▸ Dataset content:
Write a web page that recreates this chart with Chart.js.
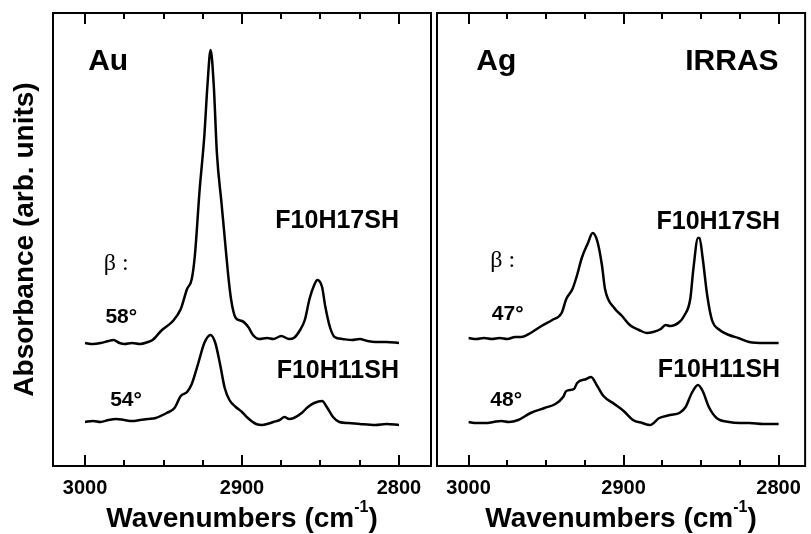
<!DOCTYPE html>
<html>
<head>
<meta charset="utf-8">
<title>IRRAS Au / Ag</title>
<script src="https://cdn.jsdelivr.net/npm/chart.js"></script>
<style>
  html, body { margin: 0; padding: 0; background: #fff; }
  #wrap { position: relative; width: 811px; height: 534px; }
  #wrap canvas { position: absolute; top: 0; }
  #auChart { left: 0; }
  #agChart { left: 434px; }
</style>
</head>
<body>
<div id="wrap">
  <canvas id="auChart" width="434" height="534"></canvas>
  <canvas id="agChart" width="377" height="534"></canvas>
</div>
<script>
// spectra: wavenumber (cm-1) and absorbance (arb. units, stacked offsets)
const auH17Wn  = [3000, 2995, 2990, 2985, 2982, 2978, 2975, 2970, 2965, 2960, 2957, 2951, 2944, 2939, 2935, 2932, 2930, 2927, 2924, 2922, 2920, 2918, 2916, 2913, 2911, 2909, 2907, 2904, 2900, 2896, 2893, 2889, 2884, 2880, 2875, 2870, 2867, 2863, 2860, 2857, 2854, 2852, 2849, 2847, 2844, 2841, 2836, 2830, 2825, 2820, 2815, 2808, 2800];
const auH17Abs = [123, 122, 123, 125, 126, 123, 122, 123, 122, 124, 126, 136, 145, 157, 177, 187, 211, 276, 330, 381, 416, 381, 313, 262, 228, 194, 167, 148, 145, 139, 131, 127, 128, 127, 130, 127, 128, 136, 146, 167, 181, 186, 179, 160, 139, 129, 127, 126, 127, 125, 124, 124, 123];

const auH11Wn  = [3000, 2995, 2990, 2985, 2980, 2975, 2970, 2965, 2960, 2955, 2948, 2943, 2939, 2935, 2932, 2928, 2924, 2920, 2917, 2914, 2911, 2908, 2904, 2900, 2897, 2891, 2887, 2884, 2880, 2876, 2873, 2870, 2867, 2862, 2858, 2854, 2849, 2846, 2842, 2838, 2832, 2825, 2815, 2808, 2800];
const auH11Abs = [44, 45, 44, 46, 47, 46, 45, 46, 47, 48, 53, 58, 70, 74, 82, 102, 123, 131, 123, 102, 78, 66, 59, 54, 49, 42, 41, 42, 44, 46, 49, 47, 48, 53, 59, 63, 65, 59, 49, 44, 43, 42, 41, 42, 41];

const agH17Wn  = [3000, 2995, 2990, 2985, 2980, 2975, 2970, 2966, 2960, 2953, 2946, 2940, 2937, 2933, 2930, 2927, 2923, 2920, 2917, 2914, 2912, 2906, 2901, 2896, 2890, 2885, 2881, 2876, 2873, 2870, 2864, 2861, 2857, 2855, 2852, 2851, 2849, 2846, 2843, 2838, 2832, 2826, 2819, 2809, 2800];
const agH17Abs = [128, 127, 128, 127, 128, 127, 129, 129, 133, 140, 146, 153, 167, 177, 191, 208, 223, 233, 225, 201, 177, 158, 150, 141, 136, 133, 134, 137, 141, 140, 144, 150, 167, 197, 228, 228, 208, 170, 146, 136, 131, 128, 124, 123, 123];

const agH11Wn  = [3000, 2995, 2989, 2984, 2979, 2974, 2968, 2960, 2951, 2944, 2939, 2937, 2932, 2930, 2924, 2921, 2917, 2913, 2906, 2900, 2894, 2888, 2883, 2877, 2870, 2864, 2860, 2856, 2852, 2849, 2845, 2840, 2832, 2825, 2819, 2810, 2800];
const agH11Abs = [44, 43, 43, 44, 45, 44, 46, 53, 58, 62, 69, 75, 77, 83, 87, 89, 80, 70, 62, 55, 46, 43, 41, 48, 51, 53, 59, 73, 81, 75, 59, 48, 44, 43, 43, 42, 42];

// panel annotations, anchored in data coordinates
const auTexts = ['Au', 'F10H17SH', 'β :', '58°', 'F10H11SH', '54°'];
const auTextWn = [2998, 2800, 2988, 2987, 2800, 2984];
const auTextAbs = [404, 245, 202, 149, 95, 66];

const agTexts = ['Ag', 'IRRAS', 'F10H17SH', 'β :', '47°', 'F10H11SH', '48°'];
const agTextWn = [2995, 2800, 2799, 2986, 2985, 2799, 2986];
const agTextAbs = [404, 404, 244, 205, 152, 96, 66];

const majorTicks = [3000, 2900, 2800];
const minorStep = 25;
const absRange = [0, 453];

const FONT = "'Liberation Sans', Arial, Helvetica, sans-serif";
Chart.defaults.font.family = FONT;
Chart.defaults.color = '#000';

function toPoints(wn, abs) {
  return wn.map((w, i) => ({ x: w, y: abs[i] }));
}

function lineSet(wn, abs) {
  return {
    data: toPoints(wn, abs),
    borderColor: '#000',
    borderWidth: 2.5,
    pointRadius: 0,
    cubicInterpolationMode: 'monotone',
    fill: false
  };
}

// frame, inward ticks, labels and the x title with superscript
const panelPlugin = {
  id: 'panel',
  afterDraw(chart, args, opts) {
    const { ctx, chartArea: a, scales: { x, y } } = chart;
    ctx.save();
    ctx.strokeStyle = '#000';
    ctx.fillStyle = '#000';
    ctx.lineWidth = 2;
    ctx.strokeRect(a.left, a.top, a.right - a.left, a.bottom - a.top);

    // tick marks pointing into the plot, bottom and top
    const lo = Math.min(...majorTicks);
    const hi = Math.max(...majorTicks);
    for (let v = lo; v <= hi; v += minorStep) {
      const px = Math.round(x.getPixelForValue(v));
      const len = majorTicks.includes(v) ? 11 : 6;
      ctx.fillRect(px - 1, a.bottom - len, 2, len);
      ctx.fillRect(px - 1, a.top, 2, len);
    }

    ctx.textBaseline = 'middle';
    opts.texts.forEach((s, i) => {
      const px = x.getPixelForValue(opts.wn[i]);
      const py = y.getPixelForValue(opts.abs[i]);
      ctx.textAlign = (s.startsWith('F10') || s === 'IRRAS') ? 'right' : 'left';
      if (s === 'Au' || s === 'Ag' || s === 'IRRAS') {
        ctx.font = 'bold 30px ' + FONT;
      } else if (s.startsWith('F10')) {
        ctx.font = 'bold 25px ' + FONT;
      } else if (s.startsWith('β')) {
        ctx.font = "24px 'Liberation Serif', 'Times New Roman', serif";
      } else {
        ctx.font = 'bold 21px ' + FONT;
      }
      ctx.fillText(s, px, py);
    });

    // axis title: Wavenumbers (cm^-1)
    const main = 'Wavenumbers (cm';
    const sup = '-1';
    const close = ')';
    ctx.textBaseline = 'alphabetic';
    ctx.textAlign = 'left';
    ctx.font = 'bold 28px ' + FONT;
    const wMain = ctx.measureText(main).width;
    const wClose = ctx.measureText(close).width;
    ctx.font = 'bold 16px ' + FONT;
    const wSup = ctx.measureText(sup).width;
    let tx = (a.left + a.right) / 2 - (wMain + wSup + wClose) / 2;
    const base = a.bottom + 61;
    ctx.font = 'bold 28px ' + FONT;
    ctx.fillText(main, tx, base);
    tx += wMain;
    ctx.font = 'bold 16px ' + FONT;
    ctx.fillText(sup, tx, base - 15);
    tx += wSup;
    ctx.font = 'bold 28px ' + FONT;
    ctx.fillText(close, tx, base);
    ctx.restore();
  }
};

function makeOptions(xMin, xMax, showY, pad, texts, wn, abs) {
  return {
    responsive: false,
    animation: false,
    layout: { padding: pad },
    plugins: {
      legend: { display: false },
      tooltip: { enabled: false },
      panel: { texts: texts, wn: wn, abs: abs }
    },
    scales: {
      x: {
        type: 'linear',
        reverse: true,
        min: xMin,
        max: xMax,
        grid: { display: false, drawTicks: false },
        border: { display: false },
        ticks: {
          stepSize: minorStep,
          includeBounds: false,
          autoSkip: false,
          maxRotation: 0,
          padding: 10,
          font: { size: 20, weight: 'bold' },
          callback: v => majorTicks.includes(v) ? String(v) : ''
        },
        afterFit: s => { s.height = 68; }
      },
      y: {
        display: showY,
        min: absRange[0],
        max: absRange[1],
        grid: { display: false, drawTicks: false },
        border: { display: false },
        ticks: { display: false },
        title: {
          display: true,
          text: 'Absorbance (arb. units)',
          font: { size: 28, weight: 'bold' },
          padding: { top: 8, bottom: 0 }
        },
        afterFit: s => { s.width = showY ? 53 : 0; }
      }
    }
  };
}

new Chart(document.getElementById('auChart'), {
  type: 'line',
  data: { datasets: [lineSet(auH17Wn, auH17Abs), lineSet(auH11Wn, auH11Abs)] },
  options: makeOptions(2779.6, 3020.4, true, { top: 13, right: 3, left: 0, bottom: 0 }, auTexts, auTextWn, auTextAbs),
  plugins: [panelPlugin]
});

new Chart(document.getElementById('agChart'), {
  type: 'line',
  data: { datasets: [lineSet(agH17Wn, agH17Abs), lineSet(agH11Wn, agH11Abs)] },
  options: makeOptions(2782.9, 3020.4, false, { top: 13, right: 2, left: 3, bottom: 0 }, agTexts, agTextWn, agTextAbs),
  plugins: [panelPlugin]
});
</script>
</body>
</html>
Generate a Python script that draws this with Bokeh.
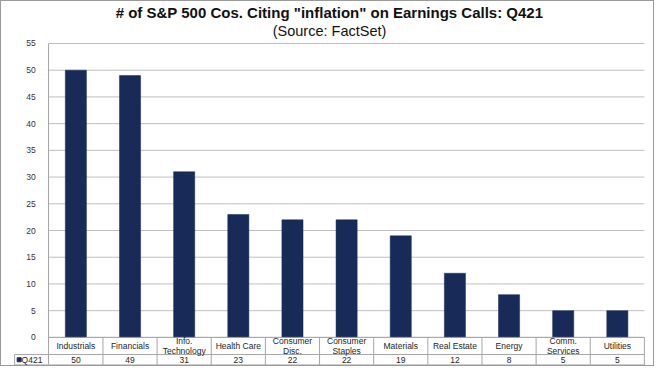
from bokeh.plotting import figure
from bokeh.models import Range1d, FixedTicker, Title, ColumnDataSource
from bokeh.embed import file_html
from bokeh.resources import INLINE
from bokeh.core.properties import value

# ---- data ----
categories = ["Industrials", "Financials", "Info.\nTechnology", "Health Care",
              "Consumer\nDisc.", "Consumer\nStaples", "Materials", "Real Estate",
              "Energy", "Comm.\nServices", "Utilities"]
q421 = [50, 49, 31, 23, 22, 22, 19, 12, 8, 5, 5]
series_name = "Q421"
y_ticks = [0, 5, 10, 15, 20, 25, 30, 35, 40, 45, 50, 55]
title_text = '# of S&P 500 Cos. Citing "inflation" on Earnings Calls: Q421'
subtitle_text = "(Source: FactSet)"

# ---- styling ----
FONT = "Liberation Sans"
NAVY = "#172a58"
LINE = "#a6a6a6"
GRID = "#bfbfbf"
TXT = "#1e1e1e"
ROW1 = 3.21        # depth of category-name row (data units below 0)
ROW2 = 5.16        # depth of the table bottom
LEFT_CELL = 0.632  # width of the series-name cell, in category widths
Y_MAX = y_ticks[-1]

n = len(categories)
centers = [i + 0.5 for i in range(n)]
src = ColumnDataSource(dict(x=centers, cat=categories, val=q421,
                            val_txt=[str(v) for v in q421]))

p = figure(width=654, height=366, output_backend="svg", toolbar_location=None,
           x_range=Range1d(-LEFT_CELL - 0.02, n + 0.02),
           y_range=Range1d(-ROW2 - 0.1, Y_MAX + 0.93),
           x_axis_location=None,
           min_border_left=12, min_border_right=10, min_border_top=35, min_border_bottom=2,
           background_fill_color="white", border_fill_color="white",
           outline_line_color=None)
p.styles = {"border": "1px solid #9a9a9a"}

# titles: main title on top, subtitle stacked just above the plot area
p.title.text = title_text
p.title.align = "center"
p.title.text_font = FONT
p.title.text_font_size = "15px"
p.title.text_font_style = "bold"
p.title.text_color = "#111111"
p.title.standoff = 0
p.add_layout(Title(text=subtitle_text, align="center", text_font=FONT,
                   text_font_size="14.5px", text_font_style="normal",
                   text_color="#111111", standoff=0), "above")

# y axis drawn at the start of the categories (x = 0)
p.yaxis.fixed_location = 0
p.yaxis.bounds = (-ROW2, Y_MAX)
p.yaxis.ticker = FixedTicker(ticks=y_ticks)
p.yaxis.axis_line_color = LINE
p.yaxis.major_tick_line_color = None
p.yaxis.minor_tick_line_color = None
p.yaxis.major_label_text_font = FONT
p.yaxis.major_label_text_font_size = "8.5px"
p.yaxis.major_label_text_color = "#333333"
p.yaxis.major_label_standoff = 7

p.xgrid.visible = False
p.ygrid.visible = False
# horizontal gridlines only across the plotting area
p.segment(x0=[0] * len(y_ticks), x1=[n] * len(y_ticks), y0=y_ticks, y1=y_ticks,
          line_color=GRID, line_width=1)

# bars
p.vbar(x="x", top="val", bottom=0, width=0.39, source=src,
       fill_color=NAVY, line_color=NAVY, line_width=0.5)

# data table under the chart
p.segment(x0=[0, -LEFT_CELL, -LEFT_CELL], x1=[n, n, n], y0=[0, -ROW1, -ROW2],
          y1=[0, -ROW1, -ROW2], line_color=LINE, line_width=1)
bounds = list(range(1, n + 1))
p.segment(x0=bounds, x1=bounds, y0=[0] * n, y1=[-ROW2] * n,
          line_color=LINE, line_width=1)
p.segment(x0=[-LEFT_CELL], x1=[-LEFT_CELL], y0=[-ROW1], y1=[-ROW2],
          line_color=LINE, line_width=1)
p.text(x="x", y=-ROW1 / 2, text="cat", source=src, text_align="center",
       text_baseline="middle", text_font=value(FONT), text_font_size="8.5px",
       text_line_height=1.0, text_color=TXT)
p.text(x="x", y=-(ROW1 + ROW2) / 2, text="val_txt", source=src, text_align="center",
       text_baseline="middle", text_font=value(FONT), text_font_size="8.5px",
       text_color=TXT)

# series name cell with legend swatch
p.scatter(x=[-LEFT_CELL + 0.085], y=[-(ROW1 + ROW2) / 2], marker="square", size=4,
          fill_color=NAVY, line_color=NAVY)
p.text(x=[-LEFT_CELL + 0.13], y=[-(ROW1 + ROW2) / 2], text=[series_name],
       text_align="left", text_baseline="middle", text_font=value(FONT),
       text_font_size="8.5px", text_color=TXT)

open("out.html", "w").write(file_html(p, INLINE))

▸ Prompt:
Leave the pictures out and copy exactly the lines from the one with "Generate a Python" to the one with "from bokeh.core.properties import value", both included.

▸ Answer to the exercise:
Generate a Python script that draws this with Bokeh.
from bokeh.plotting import figure
from bokeh.models import Range1d, FixedTicker, Title, ColumnDataSource
from bokeh.embed import file_html
from bokeh.resources import INLINE
from bokeh.core.properties import value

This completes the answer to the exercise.